From the listing below, pull out all lines with "this" in them.

Record set |
_ _ _ _

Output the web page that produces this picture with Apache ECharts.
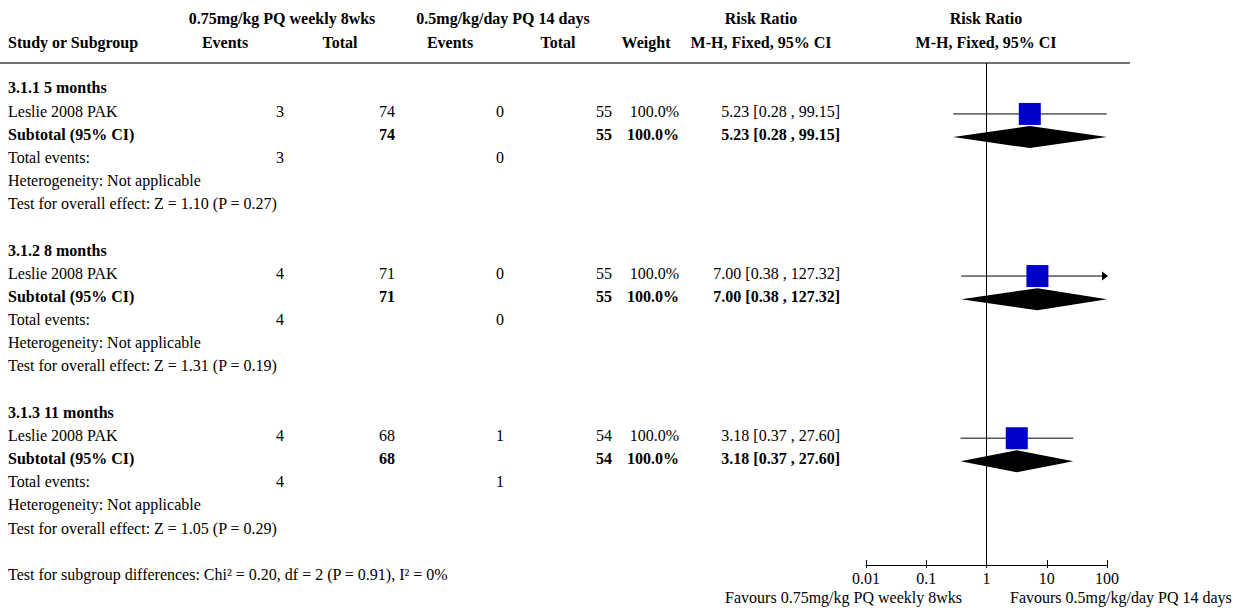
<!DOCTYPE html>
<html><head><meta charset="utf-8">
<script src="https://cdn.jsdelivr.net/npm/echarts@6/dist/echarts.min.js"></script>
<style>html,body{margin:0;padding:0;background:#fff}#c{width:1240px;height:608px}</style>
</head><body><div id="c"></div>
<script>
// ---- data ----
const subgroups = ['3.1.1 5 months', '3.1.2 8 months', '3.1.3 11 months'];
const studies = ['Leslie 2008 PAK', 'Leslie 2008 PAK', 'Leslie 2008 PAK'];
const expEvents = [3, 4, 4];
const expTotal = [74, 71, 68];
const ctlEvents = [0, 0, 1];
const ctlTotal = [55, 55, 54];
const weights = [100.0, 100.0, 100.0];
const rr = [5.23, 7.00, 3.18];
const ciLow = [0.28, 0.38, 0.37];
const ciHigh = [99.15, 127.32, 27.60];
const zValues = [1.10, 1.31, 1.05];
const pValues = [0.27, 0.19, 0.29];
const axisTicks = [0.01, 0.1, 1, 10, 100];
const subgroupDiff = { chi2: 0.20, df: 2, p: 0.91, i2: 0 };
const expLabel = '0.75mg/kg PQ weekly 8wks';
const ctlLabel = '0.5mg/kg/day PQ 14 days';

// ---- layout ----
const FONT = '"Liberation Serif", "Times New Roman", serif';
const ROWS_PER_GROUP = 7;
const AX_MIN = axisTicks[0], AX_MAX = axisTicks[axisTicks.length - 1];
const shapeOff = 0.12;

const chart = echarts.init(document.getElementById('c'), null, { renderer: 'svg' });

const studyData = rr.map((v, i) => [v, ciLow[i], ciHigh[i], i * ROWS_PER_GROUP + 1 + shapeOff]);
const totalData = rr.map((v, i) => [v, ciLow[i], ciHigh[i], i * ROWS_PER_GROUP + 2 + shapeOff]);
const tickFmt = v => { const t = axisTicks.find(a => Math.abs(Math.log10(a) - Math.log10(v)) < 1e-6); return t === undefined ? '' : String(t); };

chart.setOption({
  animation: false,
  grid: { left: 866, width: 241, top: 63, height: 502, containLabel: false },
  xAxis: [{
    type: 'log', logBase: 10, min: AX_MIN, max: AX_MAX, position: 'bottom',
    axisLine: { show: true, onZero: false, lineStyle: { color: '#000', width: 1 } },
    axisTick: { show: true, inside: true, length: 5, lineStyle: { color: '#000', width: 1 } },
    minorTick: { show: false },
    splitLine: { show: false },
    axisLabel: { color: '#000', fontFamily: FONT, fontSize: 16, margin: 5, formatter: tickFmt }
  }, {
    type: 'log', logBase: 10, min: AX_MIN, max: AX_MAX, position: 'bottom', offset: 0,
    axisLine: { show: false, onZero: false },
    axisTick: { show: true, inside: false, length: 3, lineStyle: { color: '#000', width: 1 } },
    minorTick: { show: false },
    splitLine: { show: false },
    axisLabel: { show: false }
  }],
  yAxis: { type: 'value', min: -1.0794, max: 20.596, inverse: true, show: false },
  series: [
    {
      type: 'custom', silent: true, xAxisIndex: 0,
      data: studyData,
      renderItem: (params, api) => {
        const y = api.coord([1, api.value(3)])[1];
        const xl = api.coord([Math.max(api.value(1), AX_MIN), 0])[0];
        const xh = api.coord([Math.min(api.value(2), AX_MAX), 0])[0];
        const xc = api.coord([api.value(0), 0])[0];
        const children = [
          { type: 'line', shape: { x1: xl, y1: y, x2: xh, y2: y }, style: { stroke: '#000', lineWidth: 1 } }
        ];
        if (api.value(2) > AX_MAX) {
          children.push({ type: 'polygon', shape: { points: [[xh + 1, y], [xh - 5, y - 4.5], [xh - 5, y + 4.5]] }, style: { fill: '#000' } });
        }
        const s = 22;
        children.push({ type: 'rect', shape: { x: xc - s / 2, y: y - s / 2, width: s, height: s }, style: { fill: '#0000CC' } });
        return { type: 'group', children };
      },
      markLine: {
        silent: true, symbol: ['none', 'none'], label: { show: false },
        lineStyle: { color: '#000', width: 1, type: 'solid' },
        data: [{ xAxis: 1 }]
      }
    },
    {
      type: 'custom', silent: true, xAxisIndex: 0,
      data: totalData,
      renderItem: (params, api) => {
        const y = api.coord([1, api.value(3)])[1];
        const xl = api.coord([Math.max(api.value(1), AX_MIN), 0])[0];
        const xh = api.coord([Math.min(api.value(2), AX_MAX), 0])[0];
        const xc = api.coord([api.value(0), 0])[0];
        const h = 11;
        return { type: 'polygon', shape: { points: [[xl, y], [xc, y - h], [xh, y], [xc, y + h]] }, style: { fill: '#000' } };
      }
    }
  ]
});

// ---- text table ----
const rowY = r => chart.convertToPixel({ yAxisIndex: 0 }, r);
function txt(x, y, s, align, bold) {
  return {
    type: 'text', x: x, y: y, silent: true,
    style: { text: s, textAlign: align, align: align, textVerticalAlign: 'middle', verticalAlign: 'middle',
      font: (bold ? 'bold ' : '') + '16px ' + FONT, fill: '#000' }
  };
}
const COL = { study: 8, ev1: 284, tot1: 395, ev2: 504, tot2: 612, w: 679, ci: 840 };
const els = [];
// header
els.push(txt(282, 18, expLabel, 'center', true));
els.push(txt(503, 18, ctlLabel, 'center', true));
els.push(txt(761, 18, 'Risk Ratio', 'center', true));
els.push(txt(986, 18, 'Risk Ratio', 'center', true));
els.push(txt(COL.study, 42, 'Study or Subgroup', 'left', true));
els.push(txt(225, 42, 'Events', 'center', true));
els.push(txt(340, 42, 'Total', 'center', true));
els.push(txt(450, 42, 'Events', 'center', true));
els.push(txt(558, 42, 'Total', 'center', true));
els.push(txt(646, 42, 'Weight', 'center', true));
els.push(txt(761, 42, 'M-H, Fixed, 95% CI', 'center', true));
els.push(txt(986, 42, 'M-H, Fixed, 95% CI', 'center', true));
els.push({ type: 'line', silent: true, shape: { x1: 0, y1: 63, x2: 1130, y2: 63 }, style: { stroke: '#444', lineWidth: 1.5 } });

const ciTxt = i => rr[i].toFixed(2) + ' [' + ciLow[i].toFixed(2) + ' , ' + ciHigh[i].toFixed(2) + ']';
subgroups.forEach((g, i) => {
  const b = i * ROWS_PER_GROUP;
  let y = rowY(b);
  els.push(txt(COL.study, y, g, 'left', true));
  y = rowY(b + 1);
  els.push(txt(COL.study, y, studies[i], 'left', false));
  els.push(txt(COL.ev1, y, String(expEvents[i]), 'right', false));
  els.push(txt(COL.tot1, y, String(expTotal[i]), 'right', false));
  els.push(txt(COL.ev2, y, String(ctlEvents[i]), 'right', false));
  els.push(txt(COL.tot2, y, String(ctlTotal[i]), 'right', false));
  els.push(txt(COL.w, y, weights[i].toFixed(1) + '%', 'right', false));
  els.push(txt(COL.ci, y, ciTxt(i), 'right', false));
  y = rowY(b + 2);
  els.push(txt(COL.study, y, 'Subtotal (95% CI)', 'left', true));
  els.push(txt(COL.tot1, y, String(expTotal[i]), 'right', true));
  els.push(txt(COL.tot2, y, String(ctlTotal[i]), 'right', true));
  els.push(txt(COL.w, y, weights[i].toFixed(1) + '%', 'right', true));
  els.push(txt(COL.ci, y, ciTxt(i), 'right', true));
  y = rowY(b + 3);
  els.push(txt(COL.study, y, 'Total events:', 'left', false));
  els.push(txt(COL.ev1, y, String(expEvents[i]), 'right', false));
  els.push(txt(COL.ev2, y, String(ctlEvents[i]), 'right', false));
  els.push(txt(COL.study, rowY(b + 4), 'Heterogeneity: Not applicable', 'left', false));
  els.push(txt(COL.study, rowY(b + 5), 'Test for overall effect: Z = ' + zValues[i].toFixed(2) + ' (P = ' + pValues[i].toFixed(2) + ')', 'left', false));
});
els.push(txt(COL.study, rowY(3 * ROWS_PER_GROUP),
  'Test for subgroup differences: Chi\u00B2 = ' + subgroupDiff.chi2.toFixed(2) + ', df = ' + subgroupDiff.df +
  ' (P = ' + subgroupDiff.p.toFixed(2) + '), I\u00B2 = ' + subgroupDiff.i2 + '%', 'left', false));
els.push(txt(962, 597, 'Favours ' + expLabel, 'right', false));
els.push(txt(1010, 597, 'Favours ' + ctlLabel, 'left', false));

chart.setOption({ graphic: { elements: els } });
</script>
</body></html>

_ _ _ _

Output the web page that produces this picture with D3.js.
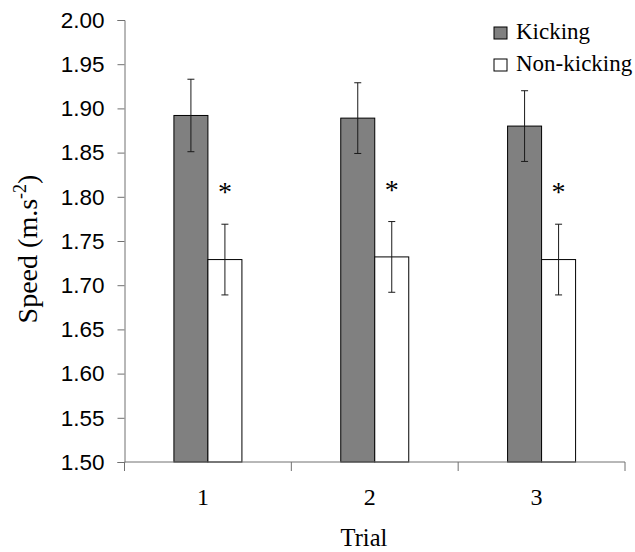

_ _ _ _

Task result |
Output the web page that produces this picture with Apache ECharts.
Output the web page that produces this picture with D3.js.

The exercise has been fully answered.